Tuesday, June 7, 2011
Nigel Edwards (nedwards_1) on Twitter
d nedwards_1 Thank you for the ticking off! The reality I refer to is the consulting room where I spend nearly all my time. IMHO, health service management should make my life easier not harder. The sole reason that health service management exists is the presence of Doctors. Everything about healthcare has evolved to bring doctors into line especially with the managed healthcare systems that have evolved. Without doctors healthcare is nothing. Even so, please point me to sources to improve my understanding of the larger picture. In short, healthcare professionals need to be freed up to deliver healthcare, not overburdened with ticking boxes and form filling. Finally, the competition issue is spurious. In Australia rural healthcare centres work on a hub and spoke model because the centres of excellence are so far away. The model of organisation is based on the premise that a unified accounting system improves financial management and then the imaging and pathology systems are folded into that architecture with the clinical guidelines/referral pathways following. An example of 'following the money' as a recipe for success.

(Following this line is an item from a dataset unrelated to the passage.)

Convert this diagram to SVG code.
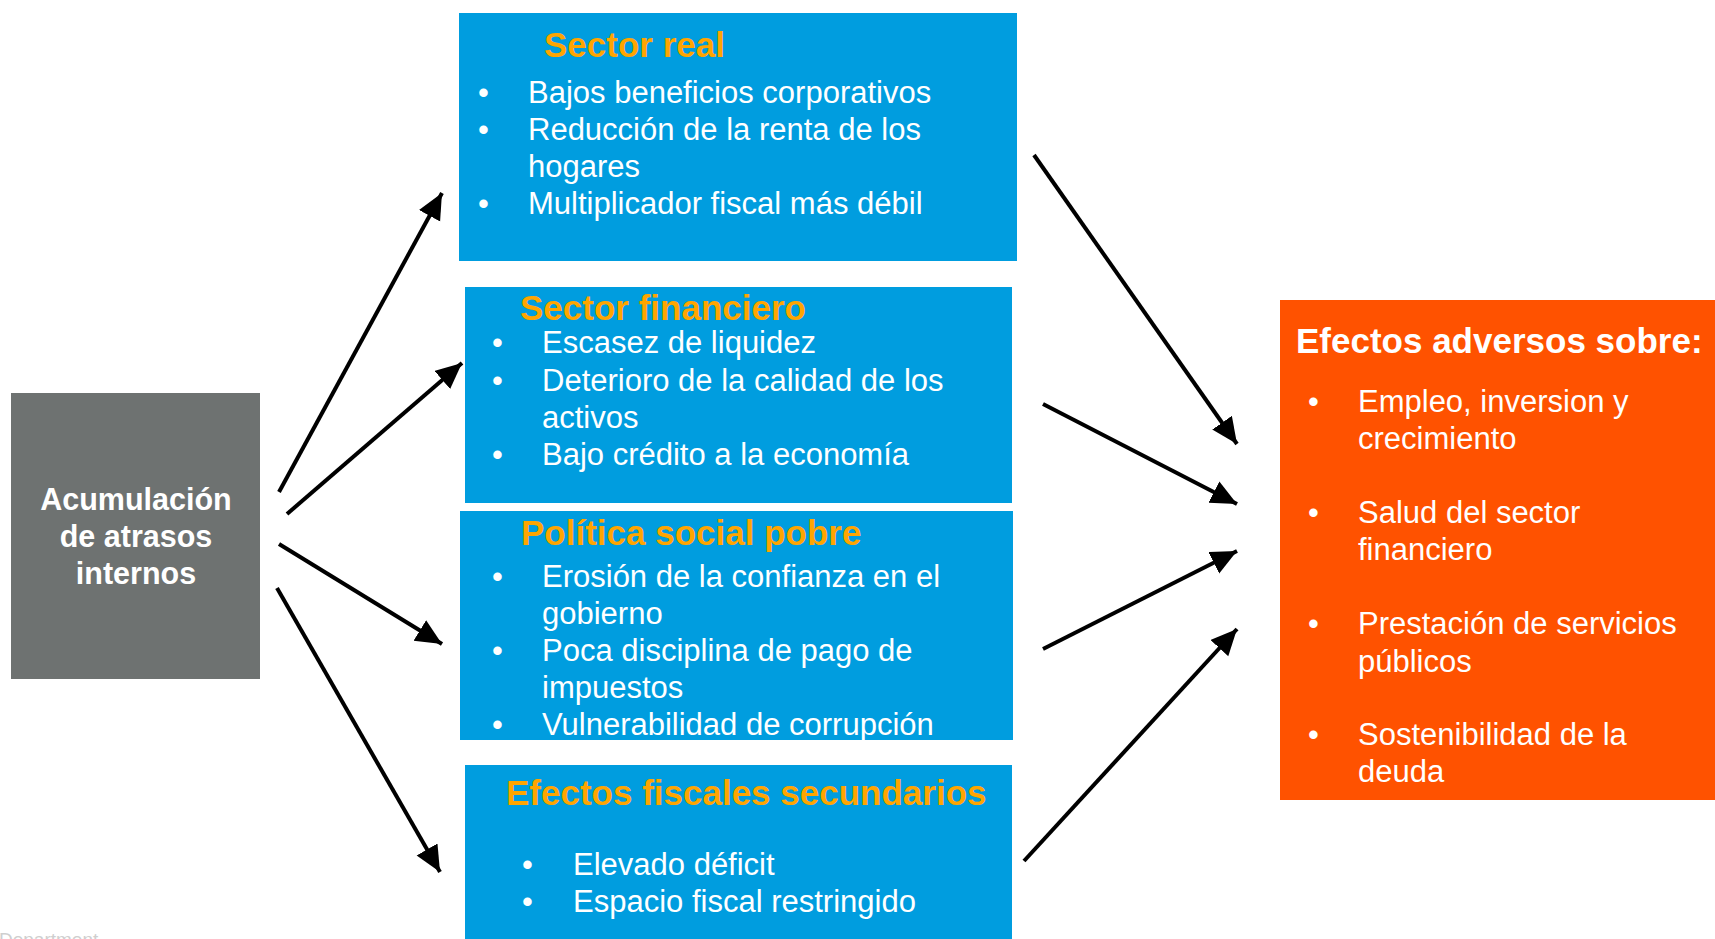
<svg xmlns="http://www.w3.org/2000/svg" width="1715" height="939" viewBox="0 0 1715 939">
<style>
.blue{fill:#009DDF}
.t{font-family:"Liberation Sans",Arial,sans-serif;fill:#fff;font-size:31px}
.h{font-family:"Liberation Sans",Arial,sans-serif;fill:#FFA500;font-size:35px;font-weight:bold}
.w{font-family:"Liberation Sans",Arial,sans-serif;fill:#fff;font-weight:bold}
.c{stroke:#000;stroke-width:4;fill:none;marker-end:url(#ah)}
</style>
<defs>
<marker id="ah" markerUnits="userSpaceOnUse" markerWidth="28" markerHeight="26" refX="26" refY="12" orient="auto">
<path d="M0,0 L26,12 L0,24 Z" fill="#000"/>
</marker>
</defs>
<rect width="1715" height="939" fill="#fff"/>
<text x="-1" y="946" font-family="Liberation Sans,Arial,sans-serif" font-size="19" fill="#cfcfcf">Department</text>

<g id="acumulacion">
<rect x="11" y="393" width="249" height="286" fill="#6E7271"/>
<text class="w" font-size="30.5" text-anchor="middle"><tspan x="136" y="510">Acumulación</tspan><tspan x="136" y="547">de atrasos</tspan><tspan x="136" y="584">internos</tspan></text>
</g>

<g id="sector-real">
<rect class="blue" x="459" y="13" width="558" height="248"/>
<text class="h" x="544" y="57">Sector real</text>
<g class="t">
<text x="478" y="103">•</text><text x="528" y="103">Bajos beneficios corporativos</text>
<text x="478" y="140">•</text><text x="528" y="140">Reducción de la renta de los</text>
<text x="528" y="177">hogares</text>
<text x="478" y="214">•</text><text x="528" y="214">Multiplicador fiscal más débil</text>
</g>
</g>

<g id="sector-financiero">
<rect class="blue" x="465" y="287" width="547" height="216"/>
<text class="h" x="520" y="320">Sector financiero</text>
<g class="t">
<text x="492" y="353">•</text><text x="542" y="353">Escasez de liquidez</text>
<text x="492" y="391">•</text><text x="542" y="391">Deterioro de la calidad de los</text>
<text x="542" y="428">activos</text>
<text x="492" y="465">•</text><text x="542" y="465">Bajo crédito a la economía</text>
</g>
</g>

<g id="politica-social">
<rect class="blue" x="460" y="511" width="553" height="229"/>
<text class="h" x="521" y="545">Política social pobre</text>
<g class="t">
<text x="492" y="587">•</text><text x="542" y="587">Erosión de la confianza en el</text>
<text x="542" y="624">gobierno</text>
<text x="492" y="661">•</text><text x="542" y="661">Poca disciplina de pago de</text>
<text x="542" y="698">impuestos</text>
<text x="492" y="735">•</text><text x="542" y="735">Vulnerabilidad de corrupción</text>
</g>
</g>

<g id="efectos-fiscales">
<rect class="blue" x="465" y="765" width="547" height="180"/>
<text class="h" x="506" y="805">Efectos fiscales secundarios</text>
<g class="t">
<text x="522" y="875">•</text><text x="573" y="875">Elevado déficit</text>
<text x="522" y="912">•</text><text x="573" y="912">Espacio fiscal restringido</text>
</g>
</g>

<g id="efectos-adversos">
<rect x="1280" y="300" width="440" height="500" fill="#FF5200"/>
<text class="w" font-size="35" x="1296" y="353">Efectos adversos sobre:</text>
<g class="t">
<text x="1308" y="412">•</text><text x="1358" y="412">Empleo, inversion y</text>
<text x="1358" y="449">crecimiento</text>
<text x="1308" y="523">•</text><text x="1358" y="523">Salud del sector</text>
<text x="1358" y="560">financiero</text>
<text x="1308" y="634">•</text><text x="1358" y="634">Prestación de servicios</text>
<text x="1358" y="672">públicos</text>
<text x="1308" y="745">•</text><text x="1358" y="745">Sostenibilidad de la</text>
<text x="1358" y="782">deuda</text>
</g>
</g>

<g id="connectors">
<line class="c" x1="279" y1="492" x2="442" y2="193"/>
<line class="c" x1="287" y1="514" x2="462" y2="363"/>
<line class="c" x1="279" y1="544" x2="442" y2="644"/>
<line class="c" x1="277" y1="588" x2="440" y2="872"/>
<line class="c" x1="1034" y1="155" x2="1237" y2="444"/>
<line class="c" x1="1043" y1="404" x2="1237" y2="504"/>
<line class="c" x1="1043" y1="649" x2="1237" y2="551"/>
<line class="c" x1="1024" y1="861" x2="1237" y2="629"/>
</g>
</svg>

So successful in fact that this model is being repeated for the higher education system in Australia. Here in the UK we are blinded by the proximity of everything. To my mind, a more honest assessment of the available skill set in district general hospitals is needed to better prepare for the healthcare needs of a district. More collapboration, and less competition, between nearby hospitals (similar to the cancer network model) may prove more efficient than the current system for most conditions. GPs are NOT physicians. We cannot be expected to deliver the level of assessment a specialist can in the time available for each patient. It is not fair on the patient, and certainly not fair to the GPs.